As the responsible Minister … I do not consent to a person representing the applicant being present when evidence described … above is adduced and such submissions are made ….”

In those short paragraphs, by official certification, the Attorney-General produces the conditions which led to the false conviction of Alfred Dreyfus. Note that the paragraph which forbids a person representing the applicant being present when evidence is adduced and submissions are made does not depend on the identity of the applicant’s representative. It is a curious thing that the government’s lawyers are to be trusted with sensitive material, but no lawyer acting for the applicant is to be similarly trusted. Thus, the applicant who seeks to have his passport restored will face an impossible burden in knowing what evidence must be called, because he will not know the nature of the case against him either in advance or by the end of the hearing.

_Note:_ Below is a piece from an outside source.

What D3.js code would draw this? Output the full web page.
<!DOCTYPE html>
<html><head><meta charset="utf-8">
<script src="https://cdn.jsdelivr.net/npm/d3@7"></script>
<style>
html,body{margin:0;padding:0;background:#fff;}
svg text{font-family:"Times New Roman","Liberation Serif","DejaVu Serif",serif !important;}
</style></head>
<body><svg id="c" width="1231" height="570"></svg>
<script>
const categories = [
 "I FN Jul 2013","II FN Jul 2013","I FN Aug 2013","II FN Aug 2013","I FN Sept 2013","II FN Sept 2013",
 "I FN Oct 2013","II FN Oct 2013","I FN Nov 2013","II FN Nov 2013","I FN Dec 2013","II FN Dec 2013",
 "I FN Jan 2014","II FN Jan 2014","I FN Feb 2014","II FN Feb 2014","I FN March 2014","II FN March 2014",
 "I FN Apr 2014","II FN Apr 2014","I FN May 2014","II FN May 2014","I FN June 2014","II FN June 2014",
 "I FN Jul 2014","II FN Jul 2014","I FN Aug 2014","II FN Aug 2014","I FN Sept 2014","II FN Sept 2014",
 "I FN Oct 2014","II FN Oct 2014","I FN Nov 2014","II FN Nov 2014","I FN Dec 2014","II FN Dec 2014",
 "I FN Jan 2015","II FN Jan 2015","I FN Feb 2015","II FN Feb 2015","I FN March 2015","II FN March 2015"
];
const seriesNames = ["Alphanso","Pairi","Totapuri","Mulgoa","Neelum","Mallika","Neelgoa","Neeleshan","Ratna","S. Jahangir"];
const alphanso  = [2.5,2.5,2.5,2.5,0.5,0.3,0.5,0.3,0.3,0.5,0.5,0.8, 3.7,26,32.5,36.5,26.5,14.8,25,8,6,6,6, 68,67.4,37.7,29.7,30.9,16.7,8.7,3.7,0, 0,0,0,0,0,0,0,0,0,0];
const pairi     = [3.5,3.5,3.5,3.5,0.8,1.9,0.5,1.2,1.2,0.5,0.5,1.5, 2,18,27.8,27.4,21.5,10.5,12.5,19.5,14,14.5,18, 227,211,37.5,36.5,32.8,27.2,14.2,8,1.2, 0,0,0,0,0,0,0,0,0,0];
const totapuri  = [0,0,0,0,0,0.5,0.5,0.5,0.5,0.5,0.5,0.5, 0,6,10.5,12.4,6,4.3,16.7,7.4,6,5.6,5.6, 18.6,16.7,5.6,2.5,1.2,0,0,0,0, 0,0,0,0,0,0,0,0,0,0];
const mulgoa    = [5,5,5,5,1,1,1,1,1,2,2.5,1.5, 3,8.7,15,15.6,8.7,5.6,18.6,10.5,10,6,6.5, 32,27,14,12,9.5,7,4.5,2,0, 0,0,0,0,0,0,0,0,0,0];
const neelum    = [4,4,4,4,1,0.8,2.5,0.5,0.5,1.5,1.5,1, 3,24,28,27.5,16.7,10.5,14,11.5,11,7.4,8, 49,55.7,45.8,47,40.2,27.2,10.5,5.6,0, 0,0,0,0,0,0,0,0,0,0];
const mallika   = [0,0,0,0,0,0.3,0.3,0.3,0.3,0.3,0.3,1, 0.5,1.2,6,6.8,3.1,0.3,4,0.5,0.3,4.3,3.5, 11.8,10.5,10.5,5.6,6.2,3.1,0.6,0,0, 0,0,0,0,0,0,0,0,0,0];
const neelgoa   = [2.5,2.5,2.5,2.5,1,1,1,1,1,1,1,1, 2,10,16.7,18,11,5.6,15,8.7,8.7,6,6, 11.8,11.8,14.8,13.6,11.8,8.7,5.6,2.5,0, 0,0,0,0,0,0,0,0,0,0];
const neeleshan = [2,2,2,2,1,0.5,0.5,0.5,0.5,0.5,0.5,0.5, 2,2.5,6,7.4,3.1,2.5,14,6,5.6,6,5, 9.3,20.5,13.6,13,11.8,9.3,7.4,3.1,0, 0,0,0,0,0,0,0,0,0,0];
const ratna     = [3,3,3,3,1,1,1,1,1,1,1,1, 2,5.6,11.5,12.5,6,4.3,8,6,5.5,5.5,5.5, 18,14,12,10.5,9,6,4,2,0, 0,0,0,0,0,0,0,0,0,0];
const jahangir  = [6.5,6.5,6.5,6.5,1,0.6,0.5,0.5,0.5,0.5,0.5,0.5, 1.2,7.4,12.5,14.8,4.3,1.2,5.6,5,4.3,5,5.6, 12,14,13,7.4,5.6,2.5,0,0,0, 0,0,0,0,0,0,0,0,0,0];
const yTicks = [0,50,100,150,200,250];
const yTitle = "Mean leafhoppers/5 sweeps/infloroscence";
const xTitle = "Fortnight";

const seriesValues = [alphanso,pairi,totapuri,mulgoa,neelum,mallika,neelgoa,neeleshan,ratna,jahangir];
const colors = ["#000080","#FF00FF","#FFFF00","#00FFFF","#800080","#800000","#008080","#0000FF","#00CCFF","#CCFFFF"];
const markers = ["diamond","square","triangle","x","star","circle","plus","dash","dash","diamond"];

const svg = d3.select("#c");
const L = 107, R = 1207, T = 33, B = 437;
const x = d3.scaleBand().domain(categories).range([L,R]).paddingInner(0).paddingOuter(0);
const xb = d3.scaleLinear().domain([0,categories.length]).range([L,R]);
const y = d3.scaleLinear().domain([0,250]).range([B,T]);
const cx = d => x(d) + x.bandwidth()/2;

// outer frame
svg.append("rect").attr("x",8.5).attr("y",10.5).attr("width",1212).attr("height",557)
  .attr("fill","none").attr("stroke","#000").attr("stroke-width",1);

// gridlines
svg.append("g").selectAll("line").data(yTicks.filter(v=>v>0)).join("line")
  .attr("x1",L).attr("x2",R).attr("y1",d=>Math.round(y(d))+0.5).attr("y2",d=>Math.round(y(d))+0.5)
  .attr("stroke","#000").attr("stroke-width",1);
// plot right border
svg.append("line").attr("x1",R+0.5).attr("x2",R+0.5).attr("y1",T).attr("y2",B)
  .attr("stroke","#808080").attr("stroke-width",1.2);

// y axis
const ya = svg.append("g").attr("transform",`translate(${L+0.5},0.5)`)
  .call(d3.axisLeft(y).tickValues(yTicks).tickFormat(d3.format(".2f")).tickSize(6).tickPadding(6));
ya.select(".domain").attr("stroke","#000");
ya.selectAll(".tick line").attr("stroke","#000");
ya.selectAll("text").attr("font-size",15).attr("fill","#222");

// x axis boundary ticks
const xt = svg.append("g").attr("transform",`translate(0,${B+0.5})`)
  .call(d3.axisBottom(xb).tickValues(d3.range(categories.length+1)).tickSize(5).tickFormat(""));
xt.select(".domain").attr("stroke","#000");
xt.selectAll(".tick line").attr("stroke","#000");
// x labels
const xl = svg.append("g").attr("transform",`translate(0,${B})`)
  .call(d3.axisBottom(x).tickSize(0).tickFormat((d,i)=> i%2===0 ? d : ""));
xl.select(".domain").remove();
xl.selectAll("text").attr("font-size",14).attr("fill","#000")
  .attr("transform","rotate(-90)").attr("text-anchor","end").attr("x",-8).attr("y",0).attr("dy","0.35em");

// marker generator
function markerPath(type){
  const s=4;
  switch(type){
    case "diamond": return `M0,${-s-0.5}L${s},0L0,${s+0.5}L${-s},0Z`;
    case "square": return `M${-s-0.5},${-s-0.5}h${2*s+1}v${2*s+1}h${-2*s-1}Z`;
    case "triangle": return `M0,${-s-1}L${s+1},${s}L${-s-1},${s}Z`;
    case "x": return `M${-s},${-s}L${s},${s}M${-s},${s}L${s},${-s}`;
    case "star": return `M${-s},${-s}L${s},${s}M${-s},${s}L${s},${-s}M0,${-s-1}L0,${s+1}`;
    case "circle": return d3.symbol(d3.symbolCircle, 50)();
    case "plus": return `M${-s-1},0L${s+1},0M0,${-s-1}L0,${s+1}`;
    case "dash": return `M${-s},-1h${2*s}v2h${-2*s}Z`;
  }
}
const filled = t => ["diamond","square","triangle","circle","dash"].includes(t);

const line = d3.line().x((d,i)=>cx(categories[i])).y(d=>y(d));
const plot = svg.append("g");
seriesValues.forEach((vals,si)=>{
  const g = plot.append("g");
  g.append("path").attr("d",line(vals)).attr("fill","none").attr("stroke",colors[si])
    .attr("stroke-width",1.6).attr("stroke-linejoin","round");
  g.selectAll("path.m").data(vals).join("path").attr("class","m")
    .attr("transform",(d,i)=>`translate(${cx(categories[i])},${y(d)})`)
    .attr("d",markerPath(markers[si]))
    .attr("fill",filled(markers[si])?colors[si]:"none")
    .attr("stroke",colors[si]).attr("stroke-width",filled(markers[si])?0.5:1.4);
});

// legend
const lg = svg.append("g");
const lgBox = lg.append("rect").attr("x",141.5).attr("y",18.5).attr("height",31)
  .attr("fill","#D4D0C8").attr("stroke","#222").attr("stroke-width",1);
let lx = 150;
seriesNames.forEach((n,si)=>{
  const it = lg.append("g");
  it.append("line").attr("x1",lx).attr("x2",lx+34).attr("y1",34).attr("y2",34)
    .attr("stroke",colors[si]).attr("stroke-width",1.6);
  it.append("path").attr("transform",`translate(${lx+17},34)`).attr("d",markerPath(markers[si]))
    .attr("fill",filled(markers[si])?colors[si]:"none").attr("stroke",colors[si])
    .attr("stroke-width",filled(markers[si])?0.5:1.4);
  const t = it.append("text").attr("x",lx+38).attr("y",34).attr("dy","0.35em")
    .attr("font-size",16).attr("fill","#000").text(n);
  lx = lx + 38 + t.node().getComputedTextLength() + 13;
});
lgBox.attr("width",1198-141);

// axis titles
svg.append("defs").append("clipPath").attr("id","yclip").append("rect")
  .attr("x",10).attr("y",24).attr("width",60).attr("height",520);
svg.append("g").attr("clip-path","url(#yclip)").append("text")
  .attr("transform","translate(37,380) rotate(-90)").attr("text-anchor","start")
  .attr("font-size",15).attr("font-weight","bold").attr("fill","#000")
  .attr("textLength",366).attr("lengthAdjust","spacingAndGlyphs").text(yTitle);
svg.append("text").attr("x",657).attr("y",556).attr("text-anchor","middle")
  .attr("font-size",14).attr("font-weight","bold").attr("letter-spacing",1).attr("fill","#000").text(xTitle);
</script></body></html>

Fair trials are one of the basic promises of democracy. It seems a pity that we have abandonned the possibility of fair trials, ostensibly to help save democracy from terrorists. What we will achieve in fact by these measures is a growing concern that the real danger to democracy is our own government.

In December 2004, the House of Lords decided a case about English legislation which provided for detention of people supposed to present a terrorits risk if they could not be deported. In an 8:1 decision, the House of Lords determined that the laws did not comply with the Human Rights Act. Lord Hoffmann said “…the real threat to the life of the nation, in the sense of a people living in accordance with its tradition laws and political values, comes not from terrorism but from laws such as these.”

How much more forcefully could that be said of Australia’s “anti-terror” legislation.